The Renaissance scholar Stephen Greenblatt commissioned Taylor as one of a dozen playwrights to make a version of "Cardenio", a play allegedly written originally by Shakespeare, and that has disappeared leaving nothing but the name of the work. Her production, "After Cardenio" opened in Cape Town in August 2011. It is a work of avant garde puppet theatre, which works with a vellum puppet made by South African sculptor Gavin Younge.

She was an advisor for dOCUMENTA 2012. She and medievalist David Nirenberg exchanged a series of letters as one of the published notebooks (online at www3.documenta.de/uploads/tx_publications/103_Taylor-Nirenberg.pdf) for dOcumenta.

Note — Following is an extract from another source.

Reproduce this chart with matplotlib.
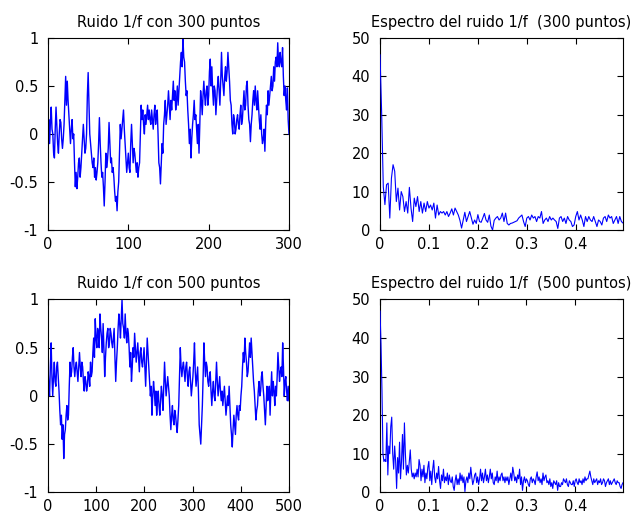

From 2013-2016, she held the Wole Soyinka Chair of Theatre at the University of Leeds. In 2016, she was Visiting Avenali Chair of the Humanities at University of California, Berkeley.
In 2017, she published Being Led By the Nose (University of Chicago), a study of the artist/director William Kentridge’s production of Shostakovitch’s opera The Nose for the New York Metropolitan Opera.
She had an abiding interest in the History and Theory of the performance of sincerity and explored this question with regard to the histories of performance, the law, and theology.